Every November, Christmas is characterized as a bully who comes into Thanksgiving territory and takes over. But I think Thanksgiving sealed its own fate when it put Santa at the end of its Thanksgiving Day Parade. Thanksgiving is like that guy who wants to throw a party, but he’s not sure he’s popular enough to get people to show up. So Thanksgiving calls his super-popular friend, Christmas, and says, “Come on, Christmas, can you drop in on my day for a little bit? People will get more excited if they know you’re coming too.” Then, when Christmas shows up, everyone is like, “Hey, look, Christmas is here! We can start celebrating that too” And Thanksgiving gets jealous and tells Christmas to leave, but Christmas is all “Hey, you invited me here.” And everyone makes a big scene and then you’re never sure if you can invite those holidays to the same party ever again and Halloween is going to get jealous to have been left out…
I clearly didn’t know how to end that metaphor, but you get the idea.
Still need a little help rationalizing your decision to kick off the Christmas season now? Here’s a list of reasons why it’s okay to get a head start.
Avoid the Rush
Maybe it’s not a bad idea to get some of that shopping and card writing out of the way. You can get your preparations done bit by bit, instead of cramming it all in late December when you’d rather be visiting with friends or watching specials. Besides, if you do get stuck scrambling to get all your Christmas prep done at the last minute, you can bet that those same sanctimonious people who told you “Don’t start so early,” in November will now be saying, “You should have started earlier” in an equally smug tone. Forget that noise.

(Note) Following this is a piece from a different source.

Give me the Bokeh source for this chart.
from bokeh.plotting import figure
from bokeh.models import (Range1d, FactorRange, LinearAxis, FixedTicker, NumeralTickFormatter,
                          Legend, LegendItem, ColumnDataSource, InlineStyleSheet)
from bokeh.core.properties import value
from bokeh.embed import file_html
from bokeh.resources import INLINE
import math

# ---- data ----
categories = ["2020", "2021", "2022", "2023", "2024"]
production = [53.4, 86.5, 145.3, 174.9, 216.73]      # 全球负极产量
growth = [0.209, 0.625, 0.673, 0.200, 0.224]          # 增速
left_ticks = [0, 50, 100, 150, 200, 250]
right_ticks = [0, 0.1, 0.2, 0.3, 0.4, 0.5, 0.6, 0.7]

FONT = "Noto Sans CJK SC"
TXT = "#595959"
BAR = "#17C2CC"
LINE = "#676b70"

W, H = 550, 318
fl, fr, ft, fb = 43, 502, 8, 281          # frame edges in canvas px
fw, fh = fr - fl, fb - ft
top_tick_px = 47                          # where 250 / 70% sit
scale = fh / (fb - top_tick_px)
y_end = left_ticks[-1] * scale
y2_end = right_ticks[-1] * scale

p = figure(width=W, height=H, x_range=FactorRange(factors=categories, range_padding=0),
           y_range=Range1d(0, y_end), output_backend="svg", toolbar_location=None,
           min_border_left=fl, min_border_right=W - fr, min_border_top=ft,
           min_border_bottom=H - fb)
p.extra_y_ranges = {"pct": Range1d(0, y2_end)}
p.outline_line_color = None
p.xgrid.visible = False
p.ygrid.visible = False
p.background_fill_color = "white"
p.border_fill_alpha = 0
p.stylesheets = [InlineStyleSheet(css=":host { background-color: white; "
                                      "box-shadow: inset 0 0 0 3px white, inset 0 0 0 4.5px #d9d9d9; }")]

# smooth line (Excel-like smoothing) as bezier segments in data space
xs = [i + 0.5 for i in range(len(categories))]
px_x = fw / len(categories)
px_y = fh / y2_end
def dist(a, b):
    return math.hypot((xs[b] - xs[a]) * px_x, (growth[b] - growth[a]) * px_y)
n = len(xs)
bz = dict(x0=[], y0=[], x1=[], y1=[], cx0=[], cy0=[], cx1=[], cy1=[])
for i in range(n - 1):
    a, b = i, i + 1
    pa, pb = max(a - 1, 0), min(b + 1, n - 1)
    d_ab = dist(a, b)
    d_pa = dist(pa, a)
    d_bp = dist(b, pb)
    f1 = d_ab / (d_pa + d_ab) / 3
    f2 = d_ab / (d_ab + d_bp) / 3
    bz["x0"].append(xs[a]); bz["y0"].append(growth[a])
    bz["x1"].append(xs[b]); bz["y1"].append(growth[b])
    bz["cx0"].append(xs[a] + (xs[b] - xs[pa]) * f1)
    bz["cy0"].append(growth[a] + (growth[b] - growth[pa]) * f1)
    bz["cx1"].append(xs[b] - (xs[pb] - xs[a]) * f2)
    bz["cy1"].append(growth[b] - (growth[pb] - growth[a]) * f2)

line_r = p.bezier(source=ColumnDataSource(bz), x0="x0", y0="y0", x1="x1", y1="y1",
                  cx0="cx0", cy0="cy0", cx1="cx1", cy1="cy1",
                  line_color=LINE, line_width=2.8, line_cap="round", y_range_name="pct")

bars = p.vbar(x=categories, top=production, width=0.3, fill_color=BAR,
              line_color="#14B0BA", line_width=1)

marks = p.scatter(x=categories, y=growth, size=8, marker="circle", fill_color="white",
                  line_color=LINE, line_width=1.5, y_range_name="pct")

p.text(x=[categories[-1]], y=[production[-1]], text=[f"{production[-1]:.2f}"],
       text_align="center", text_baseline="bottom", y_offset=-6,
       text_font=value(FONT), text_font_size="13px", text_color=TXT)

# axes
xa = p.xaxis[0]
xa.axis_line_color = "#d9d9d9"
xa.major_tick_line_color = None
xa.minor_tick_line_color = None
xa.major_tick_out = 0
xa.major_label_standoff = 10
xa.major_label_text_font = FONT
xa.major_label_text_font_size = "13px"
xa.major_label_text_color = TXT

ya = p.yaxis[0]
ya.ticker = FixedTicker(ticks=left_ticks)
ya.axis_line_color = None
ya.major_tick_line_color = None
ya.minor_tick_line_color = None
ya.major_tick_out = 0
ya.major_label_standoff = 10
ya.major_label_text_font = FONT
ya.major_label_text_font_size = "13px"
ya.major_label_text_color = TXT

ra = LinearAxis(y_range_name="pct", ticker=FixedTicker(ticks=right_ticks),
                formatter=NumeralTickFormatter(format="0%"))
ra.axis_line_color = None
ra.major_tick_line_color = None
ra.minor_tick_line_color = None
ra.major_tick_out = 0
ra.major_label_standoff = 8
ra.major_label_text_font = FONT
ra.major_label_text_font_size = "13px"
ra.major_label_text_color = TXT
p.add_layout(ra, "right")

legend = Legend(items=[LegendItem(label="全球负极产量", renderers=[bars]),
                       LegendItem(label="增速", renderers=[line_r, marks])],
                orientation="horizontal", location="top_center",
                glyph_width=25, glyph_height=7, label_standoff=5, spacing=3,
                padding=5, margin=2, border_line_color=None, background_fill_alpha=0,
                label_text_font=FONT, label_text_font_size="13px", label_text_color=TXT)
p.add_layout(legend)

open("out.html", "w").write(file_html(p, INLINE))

The Weather Ain’t getting any Nicer
Wouldn’t you rather hit the mall early than wait for the sky to fill with sleet, the roads to fill with slush and all parking lots to look like that skating rink from A Charlie Brown Christmas? Sure, this isn’t a problem for people all over the world, but for quite a few places, planning for icy conditions makes all the difference.

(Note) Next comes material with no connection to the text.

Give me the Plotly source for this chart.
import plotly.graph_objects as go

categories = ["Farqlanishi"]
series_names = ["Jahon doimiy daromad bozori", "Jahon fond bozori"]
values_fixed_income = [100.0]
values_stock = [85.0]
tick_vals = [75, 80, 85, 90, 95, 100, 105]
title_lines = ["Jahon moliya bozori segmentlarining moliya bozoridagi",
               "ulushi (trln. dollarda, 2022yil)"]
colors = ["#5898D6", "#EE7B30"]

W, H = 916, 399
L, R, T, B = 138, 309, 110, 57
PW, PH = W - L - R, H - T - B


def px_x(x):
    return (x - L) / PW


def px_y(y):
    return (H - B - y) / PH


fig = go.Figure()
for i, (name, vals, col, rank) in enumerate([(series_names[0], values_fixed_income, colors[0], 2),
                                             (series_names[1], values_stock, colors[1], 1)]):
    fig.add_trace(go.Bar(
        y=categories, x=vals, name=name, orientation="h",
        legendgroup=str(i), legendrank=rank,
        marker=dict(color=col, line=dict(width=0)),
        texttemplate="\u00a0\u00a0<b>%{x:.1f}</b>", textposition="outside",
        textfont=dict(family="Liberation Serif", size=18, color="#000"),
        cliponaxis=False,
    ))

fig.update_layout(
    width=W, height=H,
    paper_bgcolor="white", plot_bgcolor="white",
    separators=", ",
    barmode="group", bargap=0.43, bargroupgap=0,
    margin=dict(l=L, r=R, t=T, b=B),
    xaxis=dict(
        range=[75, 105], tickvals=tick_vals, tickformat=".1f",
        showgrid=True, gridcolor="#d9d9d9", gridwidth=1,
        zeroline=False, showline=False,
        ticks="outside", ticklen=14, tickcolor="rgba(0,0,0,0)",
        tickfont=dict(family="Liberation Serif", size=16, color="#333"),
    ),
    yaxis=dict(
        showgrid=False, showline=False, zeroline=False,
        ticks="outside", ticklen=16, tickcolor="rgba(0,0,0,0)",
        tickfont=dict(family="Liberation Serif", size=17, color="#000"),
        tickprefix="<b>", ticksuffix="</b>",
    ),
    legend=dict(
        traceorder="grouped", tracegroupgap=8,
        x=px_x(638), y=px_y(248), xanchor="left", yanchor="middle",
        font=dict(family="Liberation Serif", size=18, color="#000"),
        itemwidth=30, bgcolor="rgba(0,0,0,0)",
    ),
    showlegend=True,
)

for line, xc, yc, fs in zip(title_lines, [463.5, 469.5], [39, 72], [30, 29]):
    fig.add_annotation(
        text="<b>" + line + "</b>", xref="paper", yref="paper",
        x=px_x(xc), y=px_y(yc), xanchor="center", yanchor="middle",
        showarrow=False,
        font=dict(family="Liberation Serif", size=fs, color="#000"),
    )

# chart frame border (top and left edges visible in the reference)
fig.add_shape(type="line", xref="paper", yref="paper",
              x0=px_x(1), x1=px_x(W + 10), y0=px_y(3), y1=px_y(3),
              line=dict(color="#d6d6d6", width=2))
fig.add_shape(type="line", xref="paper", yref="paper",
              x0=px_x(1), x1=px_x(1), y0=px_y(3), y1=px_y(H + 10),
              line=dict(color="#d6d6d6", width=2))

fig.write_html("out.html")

Be Merciful to the Post Office
Ever notice how Amazon.com offers rewards for people who can get their gift orders placed early. I suspect that the Postal Service, FedEx, UPS, and anyone else involved in delivery would rather deliver some gifts and cards early than ship everyone’s orders all at once in one big, backbreaking heap.

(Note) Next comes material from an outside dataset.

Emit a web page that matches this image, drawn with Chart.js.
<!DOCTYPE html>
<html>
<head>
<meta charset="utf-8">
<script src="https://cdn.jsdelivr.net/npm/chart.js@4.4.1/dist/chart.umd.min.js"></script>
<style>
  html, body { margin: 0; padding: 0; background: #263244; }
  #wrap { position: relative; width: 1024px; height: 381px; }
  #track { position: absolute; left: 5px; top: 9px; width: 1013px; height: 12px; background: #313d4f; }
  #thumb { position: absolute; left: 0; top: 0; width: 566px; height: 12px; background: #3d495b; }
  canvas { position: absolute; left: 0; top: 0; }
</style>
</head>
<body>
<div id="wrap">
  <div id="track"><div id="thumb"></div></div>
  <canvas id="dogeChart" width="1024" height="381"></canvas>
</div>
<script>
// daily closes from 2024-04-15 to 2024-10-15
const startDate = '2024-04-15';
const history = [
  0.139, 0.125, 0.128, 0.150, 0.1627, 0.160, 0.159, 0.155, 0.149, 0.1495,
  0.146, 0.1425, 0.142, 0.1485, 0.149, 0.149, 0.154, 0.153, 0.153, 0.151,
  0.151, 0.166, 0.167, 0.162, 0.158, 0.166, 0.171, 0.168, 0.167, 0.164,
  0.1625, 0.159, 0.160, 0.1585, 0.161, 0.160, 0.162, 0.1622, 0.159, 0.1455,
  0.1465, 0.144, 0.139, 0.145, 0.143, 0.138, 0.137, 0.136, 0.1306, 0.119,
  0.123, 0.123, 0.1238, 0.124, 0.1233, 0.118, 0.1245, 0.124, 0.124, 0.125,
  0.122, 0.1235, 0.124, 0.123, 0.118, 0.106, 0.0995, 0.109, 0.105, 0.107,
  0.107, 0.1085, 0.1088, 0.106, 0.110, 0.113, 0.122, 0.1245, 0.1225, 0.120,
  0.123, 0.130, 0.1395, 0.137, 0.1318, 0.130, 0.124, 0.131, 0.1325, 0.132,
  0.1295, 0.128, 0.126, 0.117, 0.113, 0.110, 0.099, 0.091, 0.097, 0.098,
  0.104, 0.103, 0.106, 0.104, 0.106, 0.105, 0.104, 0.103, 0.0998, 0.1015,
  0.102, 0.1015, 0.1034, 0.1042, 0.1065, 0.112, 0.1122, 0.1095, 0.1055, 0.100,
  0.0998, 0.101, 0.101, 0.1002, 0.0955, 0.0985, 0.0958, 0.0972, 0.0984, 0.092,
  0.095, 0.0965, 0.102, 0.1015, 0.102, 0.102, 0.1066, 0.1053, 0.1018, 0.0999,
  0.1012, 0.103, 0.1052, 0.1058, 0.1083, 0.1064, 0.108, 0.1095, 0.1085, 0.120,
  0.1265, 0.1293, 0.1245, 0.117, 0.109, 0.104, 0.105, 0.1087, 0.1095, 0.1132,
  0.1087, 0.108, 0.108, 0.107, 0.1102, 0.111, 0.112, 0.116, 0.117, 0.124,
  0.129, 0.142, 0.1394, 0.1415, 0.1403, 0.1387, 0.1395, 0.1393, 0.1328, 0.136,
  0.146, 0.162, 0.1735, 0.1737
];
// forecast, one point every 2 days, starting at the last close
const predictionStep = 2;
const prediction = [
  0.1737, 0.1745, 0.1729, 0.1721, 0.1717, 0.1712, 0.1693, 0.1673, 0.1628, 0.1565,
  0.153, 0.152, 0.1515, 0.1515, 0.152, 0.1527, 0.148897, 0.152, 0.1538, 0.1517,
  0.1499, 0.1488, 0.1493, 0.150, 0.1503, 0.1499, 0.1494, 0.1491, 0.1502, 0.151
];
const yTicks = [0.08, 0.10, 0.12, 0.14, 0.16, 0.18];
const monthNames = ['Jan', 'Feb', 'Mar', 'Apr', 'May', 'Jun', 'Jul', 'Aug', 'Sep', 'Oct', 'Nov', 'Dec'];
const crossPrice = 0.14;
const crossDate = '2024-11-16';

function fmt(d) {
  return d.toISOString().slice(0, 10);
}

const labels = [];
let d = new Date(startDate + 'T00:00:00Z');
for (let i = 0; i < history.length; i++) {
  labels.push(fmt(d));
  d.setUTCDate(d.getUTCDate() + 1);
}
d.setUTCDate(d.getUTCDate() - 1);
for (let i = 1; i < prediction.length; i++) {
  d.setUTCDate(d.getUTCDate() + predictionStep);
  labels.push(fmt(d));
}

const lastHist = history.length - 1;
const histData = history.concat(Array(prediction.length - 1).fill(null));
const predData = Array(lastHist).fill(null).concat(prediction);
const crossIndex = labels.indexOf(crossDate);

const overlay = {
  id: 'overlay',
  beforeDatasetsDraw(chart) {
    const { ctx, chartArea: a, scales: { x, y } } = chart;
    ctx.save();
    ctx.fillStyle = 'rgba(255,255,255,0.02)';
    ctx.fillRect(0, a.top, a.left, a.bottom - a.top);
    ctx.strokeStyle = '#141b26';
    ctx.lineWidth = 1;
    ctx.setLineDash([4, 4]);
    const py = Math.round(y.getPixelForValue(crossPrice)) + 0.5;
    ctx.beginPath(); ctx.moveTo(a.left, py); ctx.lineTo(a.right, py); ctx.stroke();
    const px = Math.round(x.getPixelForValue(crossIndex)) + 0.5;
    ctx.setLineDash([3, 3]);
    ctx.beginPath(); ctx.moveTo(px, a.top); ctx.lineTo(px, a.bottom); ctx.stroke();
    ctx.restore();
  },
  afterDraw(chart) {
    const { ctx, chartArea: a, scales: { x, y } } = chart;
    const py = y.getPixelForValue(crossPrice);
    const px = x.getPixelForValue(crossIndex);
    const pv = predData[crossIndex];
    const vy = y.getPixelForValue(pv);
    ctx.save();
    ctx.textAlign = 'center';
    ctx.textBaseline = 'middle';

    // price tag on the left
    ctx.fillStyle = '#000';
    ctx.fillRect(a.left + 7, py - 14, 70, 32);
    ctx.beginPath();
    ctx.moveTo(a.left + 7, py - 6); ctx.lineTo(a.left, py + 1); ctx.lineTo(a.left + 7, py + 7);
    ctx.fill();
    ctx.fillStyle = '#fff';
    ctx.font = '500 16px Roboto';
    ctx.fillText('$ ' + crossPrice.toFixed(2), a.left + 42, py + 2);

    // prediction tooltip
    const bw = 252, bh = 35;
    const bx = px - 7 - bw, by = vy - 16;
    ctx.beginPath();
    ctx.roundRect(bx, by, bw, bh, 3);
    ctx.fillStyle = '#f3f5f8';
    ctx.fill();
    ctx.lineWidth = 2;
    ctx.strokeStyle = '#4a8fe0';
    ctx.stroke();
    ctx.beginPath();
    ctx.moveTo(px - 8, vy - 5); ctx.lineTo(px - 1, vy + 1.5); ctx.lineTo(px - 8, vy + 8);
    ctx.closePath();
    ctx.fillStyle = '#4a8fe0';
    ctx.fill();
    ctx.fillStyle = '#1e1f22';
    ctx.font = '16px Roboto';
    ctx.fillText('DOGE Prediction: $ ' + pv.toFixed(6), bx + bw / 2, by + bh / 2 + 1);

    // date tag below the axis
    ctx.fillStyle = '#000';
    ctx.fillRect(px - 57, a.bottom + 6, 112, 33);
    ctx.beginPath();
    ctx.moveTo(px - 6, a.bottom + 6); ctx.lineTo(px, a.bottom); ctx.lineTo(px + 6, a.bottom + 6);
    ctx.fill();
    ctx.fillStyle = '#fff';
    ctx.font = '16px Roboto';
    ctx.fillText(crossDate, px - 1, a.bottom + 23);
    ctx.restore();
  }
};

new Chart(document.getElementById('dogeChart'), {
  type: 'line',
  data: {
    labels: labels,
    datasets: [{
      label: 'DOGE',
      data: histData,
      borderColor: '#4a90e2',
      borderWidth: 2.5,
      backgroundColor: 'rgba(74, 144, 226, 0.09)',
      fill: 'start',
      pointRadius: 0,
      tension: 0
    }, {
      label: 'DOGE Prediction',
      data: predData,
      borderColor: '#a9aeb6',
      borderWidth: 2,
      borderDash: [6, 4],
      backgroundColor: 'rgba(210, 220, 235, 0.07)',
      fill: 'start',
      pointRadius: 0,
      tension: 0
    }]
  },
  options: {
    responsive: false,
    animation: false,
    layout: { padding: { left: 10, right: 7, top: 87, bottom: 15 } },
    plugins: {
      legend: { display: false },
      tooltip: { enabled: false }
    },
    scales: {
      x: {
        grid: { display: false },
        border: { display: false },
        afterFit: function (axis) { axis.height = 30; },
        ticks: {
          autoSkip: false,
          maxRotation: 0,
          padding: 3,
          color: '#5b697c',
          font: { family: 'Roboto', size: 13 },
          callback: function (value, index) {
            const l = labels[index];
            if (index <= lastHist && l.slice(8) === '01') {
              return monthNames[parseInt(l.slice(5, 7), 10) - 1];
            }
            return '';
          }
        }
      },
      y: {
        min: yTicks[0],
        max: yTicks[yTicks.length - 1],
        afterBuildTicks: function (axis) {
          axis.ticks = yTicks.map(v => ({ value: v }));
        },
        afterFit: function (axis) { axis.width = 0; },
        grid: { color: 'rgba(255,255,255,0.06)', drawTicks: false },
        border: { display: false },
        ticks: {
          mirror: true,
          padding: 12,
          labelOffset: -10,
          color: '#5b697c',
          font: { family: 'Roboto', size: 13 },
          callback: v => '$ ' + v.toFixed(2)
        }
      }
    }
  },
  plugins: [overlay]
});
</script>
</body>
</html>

Even if you love Christmas, you gotta admit, it can be controversial. People who don’t celebrate Christmas can feel excluded and not everyone can agree on how to solve that problem. And then we get sucked into weird arguments about red coffee cups. But Thanksgiving isn’t always a cornucopia of political correctness either. Are we celebrating a harvest festival or a brief period of peace before the betrayal of the indigenous people? Not to mention how overconsumption of meat affects vegans, vegetarians, and anyone with a special diet. Heck, I think the whole reason why more people aren’t talking about the problems with Thanksgiving is because they’re already distracted by the problems with Christmas. For better or worse, celebrating Christmas early creates a smokescreen that protects Thanksgiving from greater scrutiny.
Wether you like to wait or dive in, I wish you a Happy Whatever.